I also think about collaboration all the time. There’s no way that I, as a rabbi, could do any of what I do without colleagues. Why do we expect synagogues to be islands? Why do I assume that it is on me to do everything or to reinvent the wheel?

A big part of your teaching and some of your disability advocacy is rooted in looking to the Torah, and stories, such as Moses’s speech impediment. I’m wondering how that frames your work.

We see people talking about Moses’s speech impediment in disability justice spaces all the time. It’s like, “Moses is one of us! Yay!” But also another way to think about it is, what is tradition telling us about inclusion through the experience between God and Moses? I want to say, OK, what is the underlying value? Let’s take a look at what is actually going on beneath the fact that Moses has a speech impediment. How is God responding to that?

In Leviticus 21, there is a list of visible characteristics, among which are blindness and limb length discrepancy, and if a Kohen [a member of the biblical priestly class] has any of those, then they are not eligible to serve in the temple, which can be an extremely painful passage.

What’s going on here? Why are these physical characteristics present? Deafness is not on the list, for example.

The rabbis say that it’s really because people are distracted by difference. That’s a human thing — people get distracted. And it’s not on the disabled person, the rabbis say this in the mishnah, it’s actually on the townspeople to get used to that difference. Because they say that after 30 days, that Kohen can actually serve because people are no longer “distracted” by the difference.

That doesn’t make it easier to read the Torah passage. But it makes it easier to think about it in context, and see how the tradition took it. I’m as interested in what the text says as I am in how people have read it over time.

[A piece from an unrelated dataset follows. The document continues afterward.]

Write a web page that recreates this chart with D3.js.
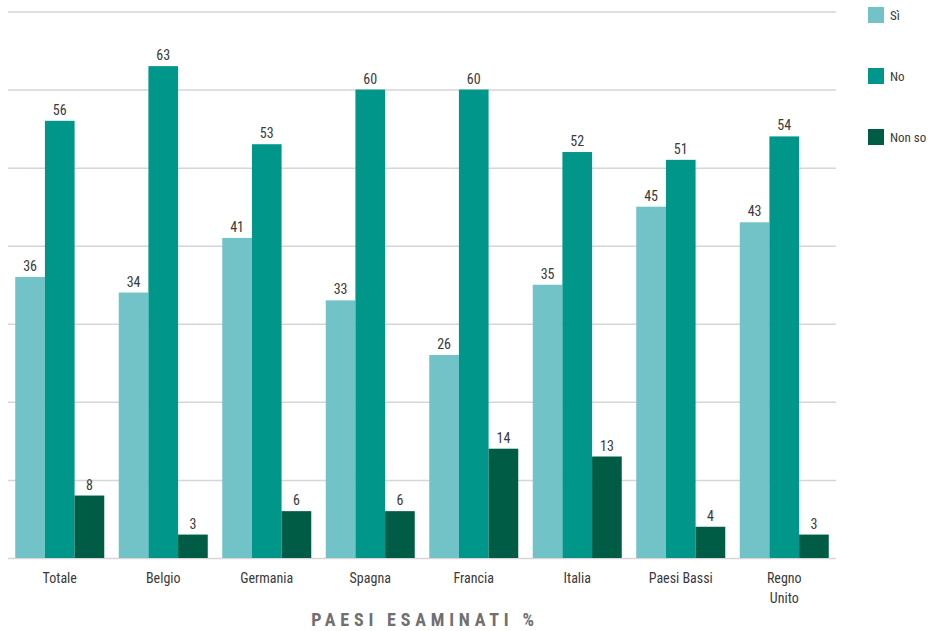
<!DOCTYPE html>
<html>
<head>
<meta charset="utf-8">
<script src="https://cdnjs.cloudflare.com/ajax/libs/d3/7.8.5/d3.min.js"></script>
<style>
  body { margin: 0; background: #fff; }
  svg text { font-family: "Liberation Sans Narrow", "Roboto Condensed", "Liberation Sans", sans-serif; }
</style>
</head>
<body>
<div id="vis"></div>
<script>
const countries = ["Totale", "Belgio", "Germania", "Spagna", "Francia", "Italia", "Paesi Bassi", "Regno Unito"];
const seriesNames = ["Sì", "No", "Non so"];
const si = [36, 34, 41, 33, 26, 35, 45, 43];
const no = [56, 63, 53, 60, 60, 52, 51, 54];
const nonSo = [8, 3, 6, 6, 14, 13, 4, 3];
const gridTicks = [0, 10, 20, 30, 40, 50, 60, 70];
const colors = ["#72c3c7", "#00968a", "#005c44"];

const width = 929, height = 631;
const svg = d3.select("#vis").append("svg").attr("width", width).attr("height", height);

const x0 = d3.scaleBand().domain(countries).range([8, 836]).paddingInner(0.14).paddingOuter(0.07);
const x1 = d3.scaleBand().domain(seriesNames).range([0, x0.bandwidth()]);
const y = d3.scaleLinear().domain([0, 70]).range([558, 11.5]);

// gridlines
svg.append("g").selectAll("line").data(gridTicks).join("line")
  .attr("x1", 8).attr("x2", 836)
  .attr("y1", d => y(d) + 0.5).attr("y2", d => y(d) + 0.5)
  .attr("stroke", "#d6d6d6").attr("stroke-width", 1.5);

const rows = countries.map((c, i) => ({c, vals: [si[i], no[i], nonSo[i]]}));

const groups = svg.append("g").selectAll("g").data(rows).join("g")
  .attr("transform", d => "translate(" + x0(d.c) + ",0)");

groups.selectAll("rect").data(d => d.vals.map((v, k) => ({k, v}))).join("rect")
  .attr("x", d => x1(seriesNames[d.k]))
  .attr("y", d => y(d.v))
  .attr("width", x1.bandwidth())
  .attr("height", d => y(0) - y(d.v))
  .attr("fill", d => colors[d.k]);

groups.selectAll("text.val").data(d => d.vals.map((v, k) => ({k, v}))).join("text")
  .attr("class", "val")
  .attr("x", d => x1(seriesNames[d.k]) + x1.bandwidth() / 2)
  .attr("y", d => y(d.v) - 6)
  .attr("text-anchor", "middle")
  .attr("font-size", 14)
  .attr("fill", "#3a3a3a")
  .text(d => d.v);

// category labels
const cat = svg.append("g").selectAll("text").data(countries).join("text")
  .attr("x", d => x0(d) + x0.bandwidth() / 2)
  .attr("y", 583)
  .attr("text-anchor", "middle")
  .attr("font-size", 14)
  .attr("fill", "#3a3a3a");
cat.each(function(d) {
  const parts = d === "Regno Unito" ? ["Regno", "Unito"] : [d];
  d3.select(this).selectAll("tspan").data(parts).join("tspan")
    .attr("x", x0(d) + x0.bandwidth() / 2)
    .attr("dy", (p, i) => i === 0 ? 0 : 20)
    .text(p => p);
});

// axis title
svg.append("text")
  .attr("x", 425).attr("y", 626)
  .attr("text-anchor", "middle")
  .attr("font-size", 18)
  .attr("font-weight", "bold")
  .attr("letter-spacing", 4.8)
  .attr("fill", "#707070")
  .text("PAESI ESAMINATI %");

// legend
const legend = svg.append("g").selectAll("g").data(seriesNames).join("g")
  .attr("transform", (d, i) => "translate(868," + (7 + i * 61) + ")");
legend.append("rect").attr("width", 16).attr("height", 16).attr("fill", (d, i) => colors[i]);
legend.append("text").attr("x", 22).attr("y", 13).attr("font-size", 13).attr("fill", "#3a3a3a").text(d => d);
</script>
</body>
</html>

There is a tendency that people often look at the Torah and think, wow, this is a really awful law, thank God that we don’t live in that world anymore. And I think, when we do that, we actually do not allow ourselves to be honest about how progressive we are and how progressive we are not. So I actually think the Torah is challenging us to look at ourselves.

Right, because Judaism is an evolving tradition, which I think is one of the most beautiful things about Judaism — that it’s not static. What are ways you hope to see the tradition evolve going forward?

I want more readings by women, I want more readings by trans folks, of a variety of perspectives. Because there’s no women’s perspective on anything — there’s 20 trillion women’s perspectives, right? I’m only one blind Jew, there are plenty of others with very different perspectives than mine, and those perspectives are no less valid than mine.

What I want is for us to constantly be expanding, but to not cancel out the traditional texts. I think there’s this tendency to be like, “Everything has been so male, for so long!” — so let’s start over. And that is a valid perspective to hold.

But what I want is to continue evolving, so that women are part of the conversation from the get go, and it’s just expected that we’ll be reading commentaries by women alongside the traditional commentaries.

Do you feel that this title of first female blind rabbi to be weighty? Like you don’t always want to talk about that, you have other Torah to share.

It is really weighty. I don’t want to speak for the entire community — I can’t. I can only speak for me and my own experiences. And when you’re the first, it means that everything is an experiment because it’s never been done before. There is a spiritual cost to that. I want to be the first and not the last.

If we actually want to live in a world in which more voices can be heard and more teachers can be brought into the community, then we need to really examine where our resources are going and think about what Jewish continuity means. There are lots of people I talk to who might be interested in rabbinical school, but aren’t sure if they can because of a disability or other marginalized identity.

I’m not the only committed blind Jew out there. I happen to have a platform, but I only represent myself. Yet, because of who I am, I represent so much more than that.